EXERCISE INPUT ▸
________________________

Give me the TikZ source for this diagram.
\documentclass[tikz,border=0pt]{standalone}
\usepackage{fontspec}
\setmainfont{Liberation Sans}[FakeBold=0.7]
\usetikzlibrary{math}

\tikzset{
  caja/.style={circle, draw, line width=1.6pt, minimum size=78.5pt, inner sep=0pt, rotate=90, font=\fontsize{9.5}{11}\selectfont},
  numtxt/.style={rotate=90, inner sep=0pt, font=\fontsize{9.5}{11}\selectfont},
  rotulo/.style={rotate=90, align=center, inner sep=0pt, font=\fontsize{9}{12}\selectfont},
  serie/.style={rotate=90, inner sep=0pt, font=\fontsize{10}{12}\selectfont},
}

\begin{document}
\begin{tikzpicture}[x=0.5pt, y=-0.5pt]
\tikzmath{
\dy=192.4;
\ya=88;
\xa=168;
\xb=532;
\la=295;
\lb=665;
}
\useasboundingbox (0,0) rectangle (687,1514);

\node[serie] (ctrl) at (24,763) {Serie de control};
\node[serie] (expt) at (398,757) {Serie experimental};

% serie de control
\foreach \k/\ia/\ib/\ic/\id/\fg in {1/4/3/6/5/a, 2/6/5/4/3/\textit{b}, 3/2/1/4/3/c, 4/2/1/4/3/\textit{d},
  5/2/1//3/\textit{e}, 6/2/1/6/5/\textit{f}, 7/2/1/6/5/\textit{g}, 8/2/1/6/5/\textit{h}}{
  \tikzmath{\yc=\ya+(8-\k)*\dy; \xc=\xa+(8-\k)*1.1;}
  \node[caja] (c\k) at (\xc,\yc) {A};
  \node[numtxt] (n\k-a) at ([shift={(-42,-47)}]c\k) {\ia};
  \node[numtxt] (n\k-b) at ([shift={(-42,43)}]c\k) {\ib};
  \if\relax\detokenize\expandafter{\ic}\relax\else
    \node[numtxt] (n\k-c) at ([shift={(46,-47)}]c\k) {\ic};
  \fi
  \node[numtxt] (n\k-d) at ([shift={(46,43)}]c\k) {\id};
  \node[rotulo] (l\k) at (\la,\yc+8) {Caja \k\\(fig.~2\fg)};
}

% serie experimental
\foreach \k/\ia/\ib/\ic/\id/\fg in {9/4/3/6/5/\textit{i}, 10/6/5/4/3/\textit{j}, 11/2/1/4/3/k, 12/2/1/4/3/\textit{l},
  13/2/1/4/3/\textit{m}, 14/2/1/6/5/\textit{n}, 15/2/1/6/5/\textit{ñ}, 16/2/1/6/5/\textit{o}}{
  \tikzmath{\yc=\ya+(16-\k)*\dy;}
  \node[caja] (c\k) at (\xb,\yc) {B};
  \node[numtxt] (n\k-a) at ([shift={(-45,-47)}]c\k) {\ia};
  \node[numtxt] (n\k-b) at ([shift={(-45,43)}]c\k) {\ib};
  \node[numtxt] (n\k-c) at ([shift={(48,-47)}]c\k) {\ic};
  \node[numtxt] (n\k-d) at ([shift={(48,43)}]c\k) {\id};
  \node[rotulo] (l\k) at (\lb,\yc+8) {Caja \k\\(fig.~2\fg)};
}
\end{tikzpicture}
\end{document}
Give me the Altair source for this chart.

________________________

WRITTEN REQUEST ▸
Extract all of the data above and output it character for character.

TASK RESPONSE ▸
Give me the TikZ source for this diagram.
\documentclass[tikz,border=0pt]{standalone}
\usepackage{fontspec}
\setmainfont{Liberation Sans}[FakeBold=0.7]
\usetikzlibrary{math}

\tikzset{
  caja/.style={circle, draw, line width=1.6pt, minimum size=78.5pt, inner sep=0pt, rotate=90, font=\fontsize{9.5}{11}\selectfont},
  numtxt/.style={rotate=90, inner sep=0pt, font=\fontsize{9.5}{11}\selectfont},
  rotulo/.style={rotate=90, align=center, inner sep=0pt, font=\fontsize{9}{12}\selectfont},
  serie/.style={rotate=90, inner sep=0pt, font=\fontsize{10}{12}\selectfont},
}

\begin{document}
\begin{tikzpicture}[x=0.5pt, y=-0.5pt]
\tikzmath{
\dy=192.4;
\ya=88;
\xa=168;
\xb=532;
\la=295;
\lb=665;
}
\useasboundingbox (0,0) rectangle (687,1514);

\node[serie] (ctrl) at (24,763) {Serie de control};
\node[serie] (expt) at (398,757) {Serie experimental};

% serie de control
\foreach \k/\ia/\ib/\ic/\id/\fg in {1/4/3/6/5/a, 2/6/5/4/3/\textit{b}, 3/2/1/4/3/c, 4/2/1/4/3/\textit{d},
  5/2/1//3/\textit{e}, 6/2/1/6/5/\textit{f}, 7/2/1/6/5/\textit{g}, 8/2/1/6/5/\textit{h}}{
  \tikzmath{\yc=\ya+(8-\k)*\dy; \xc=\xa+(8-\k)*1.1;}
  \node[caja] (c\k) at (\xc,\yc) {A};
  \node[numtxt] (n\k-a) at ([shift={(-42,-47)}]c\k) {\ia};
  \node[numtxt] (n\k-b) at ([shift={(-42,43)}]c\k) {\ib};
  \if\relax\detokenize\expandafter{\ic}\relax\else
    \node[numtxt] (n\k-c) at ([shift={(46,-47)}]c\k) {\ic};
  \fi
  \node[numtxt] (n\k-d) at ([shift={(46,43)}]c\k) {\id};
  \node[rotulo] (l\k) at (\la,\yc+8) {Caja \k\\(fig.~2\fg)};
}

% serie experimental
\foreach \k/\ia/\ib/\ic/\id/\fg in {9/4/3/6/5/\textit{i}, 10/6/5/4/3/\textit{j}, 11/2/1/4/3/k, 12/2/1/4/3/\textit{l},
  13/2/1/4/3/\textit{m}, 14/2/1/6/5/\textit{n}, 15/2/1/6/5/\textit{ñ}, 16/2/1/6/5/\textit{o}}{
  \tikzmath{\yc=\ya+(16-\k)*\dy;}
  \node[caja] (c\k) at (\xb,\yc) {B};
  \node[numtxt] (n\k-a) at ([shift={(-45,-47)}]c\k) {\ia};
  \node[numtxt] (n\k-b) at ([shift={(-45,43)}]c\k) {\ib};
  \node[numtxt] (n\k-c) at ([shift={(48,-47)}]c\k) {\ic};
  \node[numtxt] (n\k-d) at ([shift={(48,43)}]c\k) {\id};
  \node[rotulo] (l\k) at (\lb,\yc+8) {Caja \k\\(fig.~2\fg)};
}
\end{tikzpicture}
\end{document}
Give me the Altair source for this chart.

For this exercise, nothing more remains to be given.